Order, Supreme Court, New York County (Saliann Scarpulla, J), entered June 28, 2010, which granted the individual defendants’ motion to dismiss the complaint as against them, unanimously affirmed, without costs. Order, same court and Justice, entered June 24, 2011, which denied plaintiffs motion to add a party defendant and granted the LLC defendant’s cross motion for summary judgment dismissing the complaint, unanimously affirmed, without costs.
The motion court properly reasoned that there was no ground for holding the individual defendants liable for plaintiffs commission based on media reports of their activities and plaintiffs references to them as partners; there was no clear and explicit evidence that Sartiano intended to be personally bound despite acting as an agent for a disclosed principal (see Savoy Record Co. v Cardinal Export Corp., 15 NY2d 1, 4 [1964]). The promoter liability cases involving the preincorporation liability of individuals, relied on by plaintiff, are distinguishable from the instant circumstance; notably, here the LLC was in existence two weeks before plaintiff was sent a copy of the landlord’s executed brokerage agreement containing the commission provision.

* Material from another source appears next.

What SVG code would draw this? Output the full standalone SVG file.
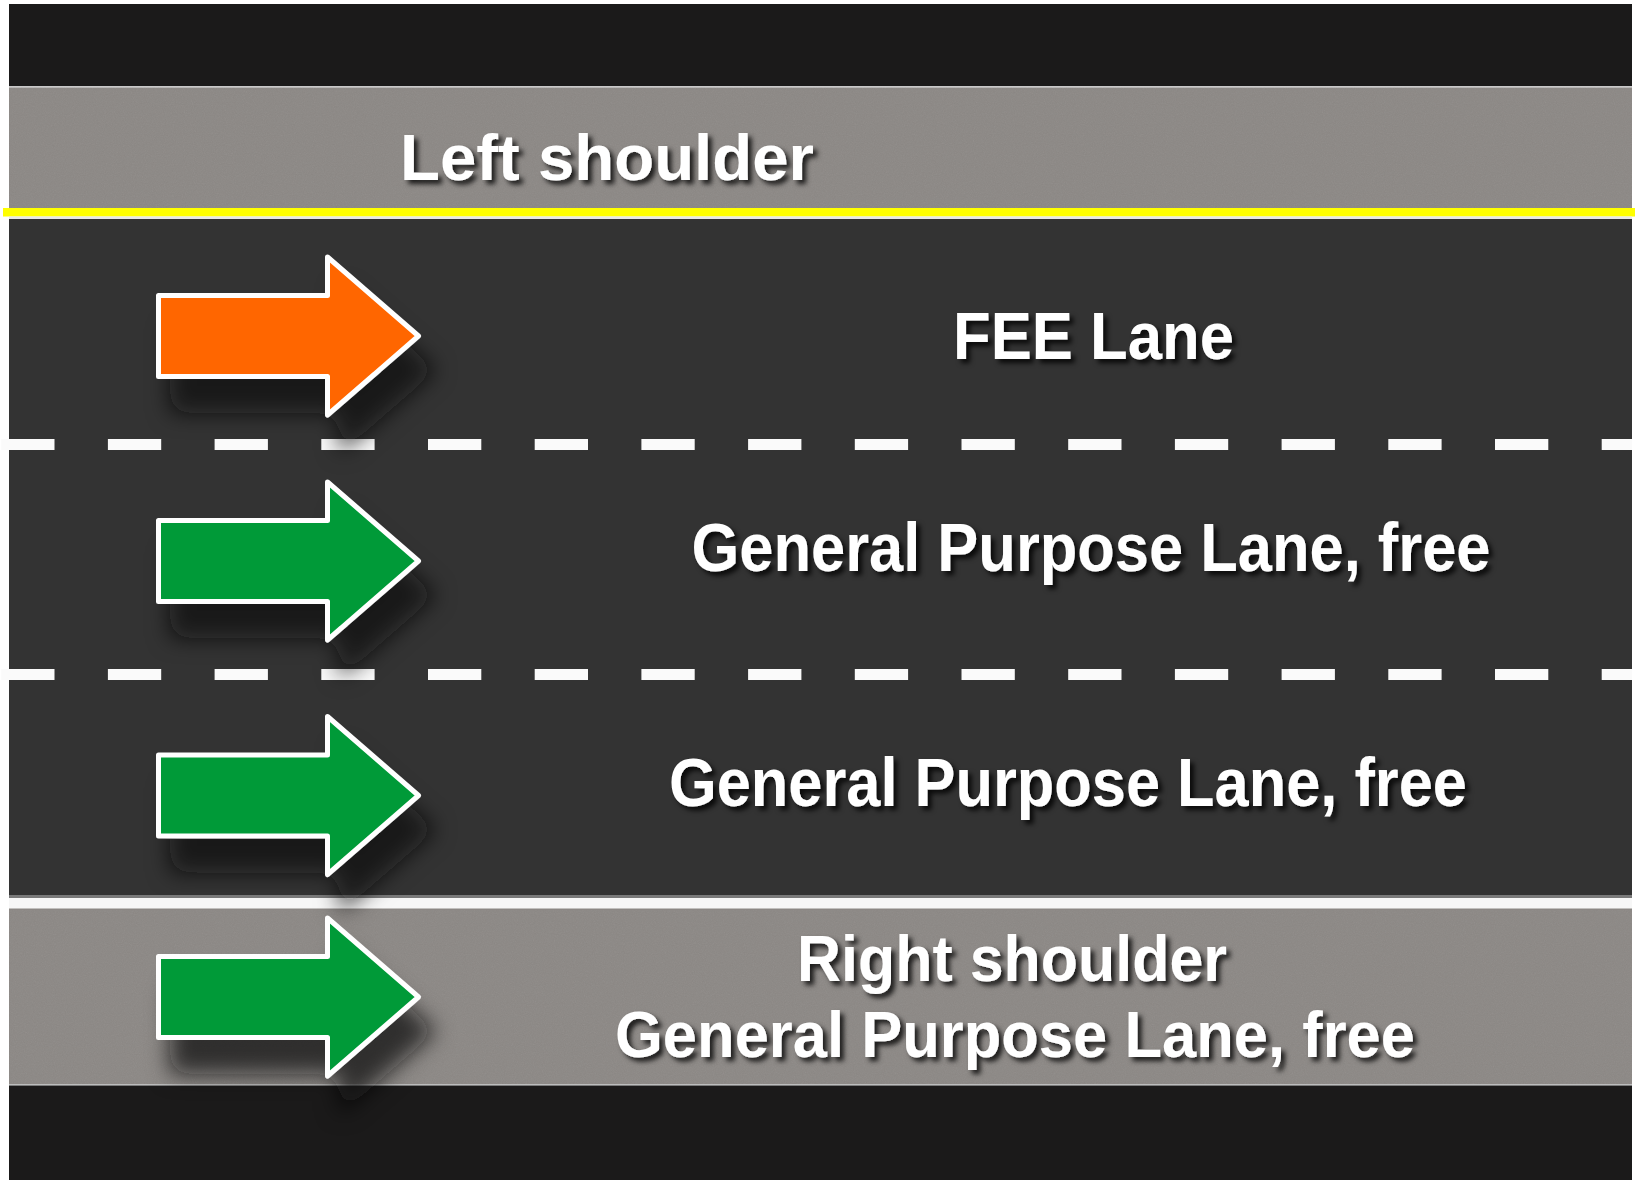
<svg xmlns="http://www.w3.org/2000/svg" width="1635" height="1180" viewBox="0 0 1635 1180">
  <defs>
    <style>
      .band-black { fill: #1b1a1a; }
      .shoulder { fill: #8c8885; }
      .lane { fill: #333333; }
      .dash { stroke: #fafafa; stroke-width: 11; stroke-dasharray: 53.3 53.4; fill: none; }
      .lbl { font-family: "Liberation Sans", Arial, Helvetica, sans-serif; font-weight: bold; fill: #ffffff; filter: url(#txtShadow); }
      .arrow { stroke: #ffffff; stroke-width: 5; stroke-linejoin: round; filter: url(#arrowShadow); }
      .fee { fill: #ff6600; }
      .free { fill: #009a38; }
    </style>
    <filter id="txtShadow" x="-5%" y="-30%" width="115%" height="170%">
      <feDropShadow dx="4" dy="4" stdDeviation="2.5" flood-color="#000000" flood-opacity="0.8"/>
    </filter>
    <filter id="arrowShadow" x="-20%" y="-30%" width="160%" height="200%">
      <feDropShadow dx="14" dy="34" stdDeviation="11" flood-color="#120d0a" flood-opacity="0.75"/>
    </filter>
    <filter id="noise" x="0" y="0" width="100%" height="100%">
      <feTurbulence type="fractalNoise" baseFrequency="0.9" numOctaves="2" seed="4"/>
      <feColorMatrix type="saturate" values="0"/>
    </filter>
    <path id="arrowShape" d="M158.5,-40.5 H327.5 V-79 L418.5,0 L327.5,79 V40.5 H158.5 Z"/>
  </defs>

  <rect x="0" y="0" width="1635" height="1180" fill="#ffffff"/>

  <g id="road">
    <rect class="band-black" x="9" y="4" width="1623" height="83"/>
    <rect x="9" y="86" width="1623" height="1.5" fill="#c9c9c9"/>
    <rect class="shoulder" x="9" y="87.5" width="1623" height="121"/>
    <rect class="lane" x="9" y="218" width="1623" height="679"/>
    <rect x="9" y="895" width="1623" height="3" fill="#7a7a7a"/>
    <rect class="shoulder" x="9" y="908" width="1623" height="176"/>
    <rect x="9" y="1084" width="1623" height="1.5" fill="#bdbdbd"/>
    <rect class="band-black" x="9" y="1085.5" width="1623" height="94.5"/>
    <g opacity="0.1">
      <rect x="9" y="87.5" width="1623" height="121" filter="url(#noise)"/>
      <rect x="9" y="910" width="1623" height="174" filter="url(#noise)"/>
    </g>
  </g>

  <g id="markings">
    <rect x="3" y="208" width="1632" height="8.5" fill="#ffff00"/>
    <rect x="9" y="216.5" width="1623" height="2.5" fill="#e8e8e8"/>
    <line class="dash" x1="1.2" y1="444.5" x2="1632" y2="444.5"/>
    <line class="dash" x1="1.2" y1="674.5" x2="1632" y2="674.5"/>
    <rect x="9" y="898" width="1623" height="10.5" fill="#f7f7f7"/>
  </g>

  <g id="connectors"></g>

  <g id="left-shoulder">
    <text class="lbl" x="400" y="180" font-size="65" textLength="414" lengthAdjust="spacingAndGlyphs">Left shoulder</text>
  </g>

  <g id="fee-lane">
    <use href="#arrowShape" class="arrow fee" transform="translate(0,336)"/>
    <text class="lbl" x="953" y="359" font-size="67" textLength="281" lengthAdjust="spacingAndGlyphs">FEE Lane</text>
  </g>

  <g id="gp-lane-1">
    <use href="#arrowShape" class="arrow free" transform="translate(0,561)"/>
    <text class="lbl" x="691.5" y="571" font-size="68" textLength="799" lengthAdjust="spacingAndGlyphs">General Purpose Lane, free</text>
  </g>

  <g id="gp-lane-2">
    <use href="#arrowShape" class="arrow free" transform="translate(0,795.5)"/>
    <text class="lbl" x="669" y="806" font-size="68" textLength="798" lengthAdjust="spacingAndGlyphs">General Purpose Lane, free</text>
  </g>

  <g id="right-shoulder">
    <use href="#arrowShape" class="arrow free" transform="translate(0,997)"/>
    <text class="lbl" x="797" y="981" font-size="65" textLength="430" lengthAdjust="spacingAndGlyphs">Right shoulder</text>
    <text class="lbl" x="615" y="1057" font-size="65" textLength="800" lengthAdjust="spacingAndGlyphs">General Purpose Lane, free</text>
  </g>
</svg>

The lease and the landlord’s brokerage agreement were properly found to be the operative contract for commissions; the existence of these writings barred evidence of any agreement set forth in e-mails and offer sheets generated by plaintiff (see New York Fruit Auction Corp. v City of New York, 81 AD2d 159, 165 [1981], affd 56 NY2d 1015 [1982]).
*411In light of the express agreement governing commissions, plaintiff’s claim of unjust enrichment was not viable. The limited right to a commission set forth in the writings also precluded the addition of the landlord as a defendant (see generally Thompson v Cooper, 24 AD3d 203, 205 [2005]).
We have considered plaintiff’s other contentions and find them unavailing. Concur — Gonzalez, P.J., Sweeny, Moskowitz, Renwick and Richter, JJ.